Он понимает, что просто скрывать, что он гей, и подходить к Чаше тайно, нельзя, совесть у парня живая. А посоветоваться ему не с кем. Не то что посоветоваться — просто поговорить…
Родители от него отвернулись. Гей-окружение смотрит на него как на чокнутого: «Ты что, православный?!!» — и так далее, там никто его вообще не понимает. А придя в храм и пытаясь говорить со священником, он либо слышит все те же знакомые обличения: гомосексуализм — страшный грех, Содом и Гоморра, и так далее, либо видит, что батюшка смотрит на него брезгливо и старается просто поскорее от него отделаться…
Мы разговаривали с ним часа два. И не только о его проблеме — о Христе и о Церкви, о стихах и о жизни… Что я ему говорил как священник — не столь важно, разговор у нас не шел в привычных многим категориях «запретить — разрешить», парень давно осознал, что коли уж он вступил в самостоятельную жизнь и сам принимает решения, то он должен и нести за них по жизни ответственность. Но более важно было то, что он увидел: его готовы выслушать, не пытаясь с ходу начать поучать, о его проблеме можно говорить, Церковь не накладывает табу на острые вопросы.
Так что проблема — есть, я таких, как этот парень, встречаю не впервые. Изгоев в православном обществе.
Совсем недавно в издательстве Библейско-богословского института им. Апостола Андрея вышла книга известного католического богослова Джеймса Алисона «Вера над обидами и возмущением: фрагменты о христианстве и гомосексуализме», основная тема книги — изгои в Церкви.
Размышляя над различными отрывками из Священного Писания, Алисон, гей, который сам прошел через мучительный опыт такого изгойства, пишет, рассматривая покаяние грешника, метанойю, как часть процесса Божьего сотворения человека через его преображение: «Для Бога не составляет ни малейшего труда завершить процесс творения человека, который в той или иной степени неполноценен и признает это. Трудности возникают с теми, которые считают себя совершенными, которые думают, что творение, по крайней мере в их случае, полностью завершено».
У нас, в России, фарисейство и чувство собственной праведности имеет свои нюансы. Как часто для нас (уточню: разумеется, говорю «нас» очень условно, я не имею в виду прямо-таки поголовно всех, люди в Церкви все разные) изгоем становится кто-то, кто не соответствует неким канонам и традициям — религиозным, национальным, общественным — только потому, что каноны и традиции для нас важнее живого человека.
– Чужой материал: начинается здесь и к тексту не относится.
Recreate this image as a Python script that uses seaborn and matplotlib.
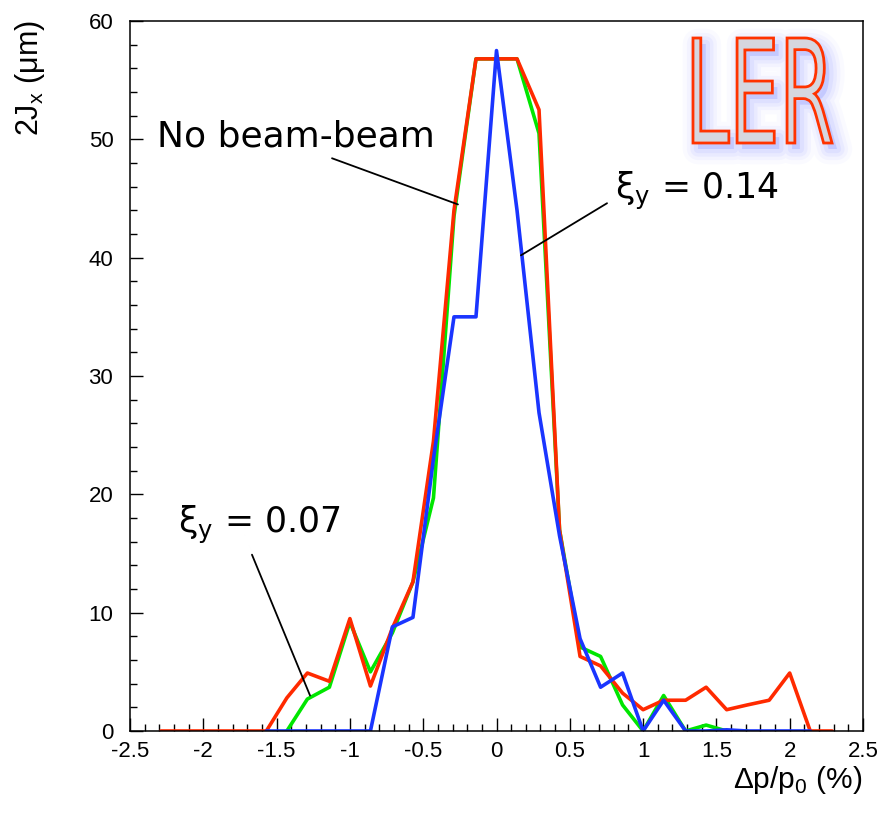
import numpy as np
import pandas as pd
import matplotlib
matplotlib.use("Agg")
import matplotlib.pyplot as plt
import matplotlib.transforms as mtransforms
from matplotlib.textpath import TextPath
from matplotlib.patches import PathPatch
from matplotlib.font_manager import FontProperties
from matplotlib.ticker import MultipleLocator, FixedLocator, FixedFormatter
import seaborn as sns

# ---- data: momentum deviation (%) and horizontal action 2Jx (um) ----
dp_nobb = [-2.29, -2.14, -2.0, -1.86, -1.71, -1.57, -1.43, -1.29, -1.14, -1.0,
           -0.86, -0.71, -0.57, -0.43, -0.29, -0.14, 0.0, 0.14, 0.29, 0.43,
           0.57, 0.71, 0.86, 1.0, 1.14, 1.29, 1.43, 1.57, 1.71, 1.86,
           2.0, 2.14, 2.29]
jx_nobb = [0, 0, 0, 0, 0, 0, 2.8, 4.9, 4.2, 9.5,
           3.8, 8.7, 12.6, 24.5, 44.0, 56.8, 56.8, 56.8, 52.5, 17.0,
           6.3, 5.5, 3.2, 1.8, 2.6, 2.6, 3.7, 1.8, 2.2, 2.6,
           4.9, 0, 0]

dp_xi007 = [-1.43, -1.29, -1.14, -1.0, -0.86, -0.71, -0.57, -0.43, -0.29, -0.14,
            0.0, 0.14, 0.29, 0.43, 0.57, 0.71, 0.86, 1.0, 1.14, 1.29,
            1.43, 1.57, 1.71]
jx_xi007 = [0, 2.7, 3.7, 9.2, 5.0, 8.3, 12.6, 19.7, 43.5, 56.8,
            56.8, 56.8, 50.5, 17.0, 7.1, 6.3, 2.2, 0, 3.0, 0,
            0.5, 0, 0]

dp_xi014 = [-1.57, -1.43, -1.29, -1.14, -1.0, -0.86, -0.71, -0.57, -0.43, -0.29,
            -0.14, 0.0, 0.14, 0.29, 0.43, 0.57, 0.71, 0.86, 1.0, 1.14,
            1.29, 1.43, 1.57, 1.71, 1.86, 2.0, 2.14]
jx_xi014 = [0, 0, 0, 0, 0, 0, 8.8, 9.6, 23.0, 35.0,
            35.0, 57.5, 44.0, 26.9, 16.5, 7.8, 3.7, 4.9, 0, 2.6,
            0, 0, 0.1, 0, 0, 0, 0]

series_names = ["ξy = 0.07", "No beam-beam", "ξy = 0.14"]
series_colors = ["#00e600", "#ff2a00", "#1a35ff"]

x_ticks = [-2.5, -2.0, -1.5, -1.0, -0.5, 0.0, 0.5, 1.0, 1.5, 2.0, 2.5]
x_tick_labels = ["-2.5", "-2", "-1.5", "-1", "-0.5", "0", "0.5", "1", "1.5", "2", "2.5"]
y_ticks = [0, 10, 20, 30, 40, 50, 60]
y_tick_labels = ["0", "10", "20", "30", "40", "50", "60"]

df = pd.concat([
    pd.DataFrame({"dp": dp_xi007, "jx": jx_xi007, "case": series_names[0]}),
    pd.DataFrame({"dp": dp_nobb, "jx": jx_nobb, "case": series_names[1]}),
    pd.DataFrame({"dp": dp_xi014, "jx": jx_xi014, "case": series_names[2]}),
], ignore_index=True)

# ---- style ----
sns.set_style("white")
plt.rcParams["font.family"] = ["Liberation Sans", "DejaVu Sans"]
plt.rcParams["mathtext.fontset"] = "dejavusans"
plt.rcParams["text.color"] = "black"
plt.rcParams["axes.labelcolor"] = "black"
plt.rcParams["xtick.color"] = "black"
plt.rcParams["ytick.color"] = "black"

W, H = 881, 818
fig = plt.figure(figsize=(W / 100, H / 100), dpi=100)
ax = fig.add_axes([130 / W, 1 - 731 / H, 733 / W, 710 / H])

sns.lineplot(data=df, x="dp", y="jx", hue="case", hue_order=series_names,
             palette=series_colors, estimator=None, sort=False, legend=False,
             linewidth=2.6, ax=ax)

ax.set_xlim(-2.5, 2.5)
ax.set_ylim(0, 60)
ax.set_xlabel("")
ax.set_ylabel("")

ax.xaxis.set_major_locator(FixedLocator(x_ticks))
ax.xaxis.set_major_formatter(FixedFormatter(x_tick_labels))
ax.yaxis.set_major_locator(FixedLocator(y_ticks))
ax.yaxis.set_major_formatter(FixedFormatter(y_tick_labels))
ax.xaxis.set_minor_locator(MultipleLocator(0.1))
ax.yaxis.set_minor_locator(MultipleLocator(2))
ax.tick_params(which="both", direction="in", color="black", width=1.0,
               top=False, right=False, bottom=True, left=True)
ax.tick_params(which="major", length=9.5, labelsize=16, labelcolor="black")
ax.tick_params(which="minor", length=5)
ax.tick_params(axis="x", which="major", pad=7)
ax.tick_params(axis="y", which="major", pad=12)
for sp in ax.spines.values():
    sp.set_color("black")
    sp.set_linewidth(1.1)

# axis titles
fig.text(30 / W, 1 - 20 / H, "2J$_\\mathregular{x}$ (μm)", rotation=90,
         ha="center", va="top", fontsize=22, color="black")
fig.text(862 / W, 1 - 788 / H, "Δp/p$_\\mathregular{0}$ (%)",
         ha="right", va="baseline", fontsize=21.5, color="black")

# case labels with pointer lines
label_font = ["DejaVu Sans"]
ax.text(-2.316, 49.4, "No beam-beam", fontsize=26, family=label_font,
        ha="left", va="baseline", color="black")
ax.text(0.808, 45.0, "ξ$_\\mathregular{y}$ = 0.14", fontsize=25,
        family=label_font, ha="left", va="baseline", color="black")
ax.text(-2.17, 16.7, "ξ$_\\mathregular{y}$ = 0.07", fontsize=25,
        family=label_font, ha="left", va="baseline", color="black")

pointer = dict(arrowstyle="-", color="black", lw=1.3, shrinkA=0, shrinkB=0)
ax.annotate("", xy=(-0.263, 44.5), xytext=(-1.122, 48.4), arrowprops=pointer)
ax.annotate("", xy=(0.167, 40.2), xytext=(0.754, 44.6), arrowprops=pointer)
ax.annotate("", xy=(-1.272, 3.0), xytext=(-1.668, 14.9), arrowprops=pointer)

# outlined "LER" badge with a soft blue glow
tp = TextPath((0, 0), "LER", size=100,
              prop=FontProperties(family=["Liberation Sans Narrow", "DejaVu Sans"]))
bb = tp.get_extents()
bx0, bx1, by_top, by_bot = 693, 832, 38, 143
to_fig = (mtransforms.Affine2D()
          .translate(-bb.x0, -bb.y0)
          .scale((bx1 - bx0) / bb.width, (by_bot - by_top) / bb.height)
          .translate(bx0, H - by_bot)
          .scale(1 / W, 1 / H))
ler_path = to_fig.transform_path(tp)
glow_shift = mtransforms.Affine2D().translate(5 / W, -6 / H)
glow_path = glow_shift.transform_path(ler_path)
for lw, a in [(22, 0.035), (16, 0.05), (11, 0.07), (6, 0.09)]:
    fig.add_artist(PathPatch(glow_path, transform=fig.transFigure,
                             facecolor=(0.45, 0.5, 1.0, a),
                             edgecolor=(0.45, 0.5, 1.0, a), lw=lw,
                             joinstyle="round"))
fig.add_artist(PathPatch(ler_path, transform=fig.transFigure,
                         facecolor="#d6d6de", edgecolor="#ff3300", lw=2.0,
                         joinstyle="miter"))

fig.savefig("out.png", dpi=100)
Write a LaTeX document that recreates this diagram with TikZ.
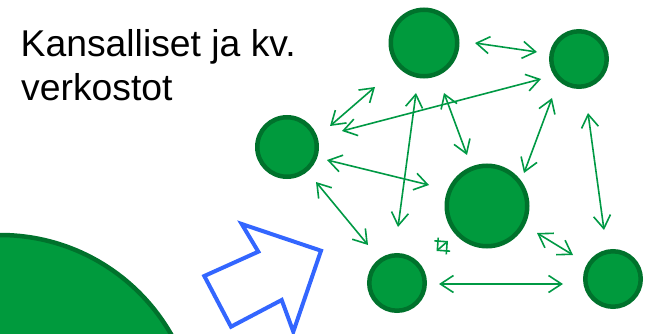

У нас многое важнее, чем просто человек, за которого Христос и пошел на крест. Важнее его, например — идеология православия… Присягая на верность этой идеологии, мы облегченно вздыхаем: теперь кто-то решает за нас, теперь наша совесть отдыхает, мы отдали ее туда, где что-то спасает нас помимо нас, без нас, от нас требуется только правильно совершать правильные обряды и выучить правильные слова.
Сопровождается это острым, сладостным чувством, с которым утопающий, взобравшийся в лодку, смотрит на других утопающих: я то, я-то спасен!… А ты — не можешь выплыть? Значит, ты не просто грешник — на тебя Бог прогневался, ты Ему неугоден. А как же с любовью к ближнему, это ведь заповедано нам? Да все в порядке, я ж его, ближнего, как раз и спасаю тем, что обличаю и говорю: покайся и не греши! Его же жалея и любя.
Пусть только кается где-нибудь подальше, не оскверняет своими грехами воздух нашего уютного заповедничка, а то ненароком вдруг иконку уронит или лампадку погасит… А будет лезть к нам — мы его в лоб Типиконом. Нечего ему тут. С его болячками возиться — сам можешь испачкаться.
Будешь гея защищать от побивания камнями да возиться с ним — чего доброго, еще сам геем прослывешь, среди своих же прихожан. Закон зоны, противоположный закону Христову: сел за стол с опущенными — самого запетушат… В России законы зоны хорошо усвоены, сколько народу через лагеря прошло.
Так и сидит изгой вне общения церковного, вне стен Церкви… Одна надежда: может, его там хоть Христос подберет. Он многих вот так-то подбирает.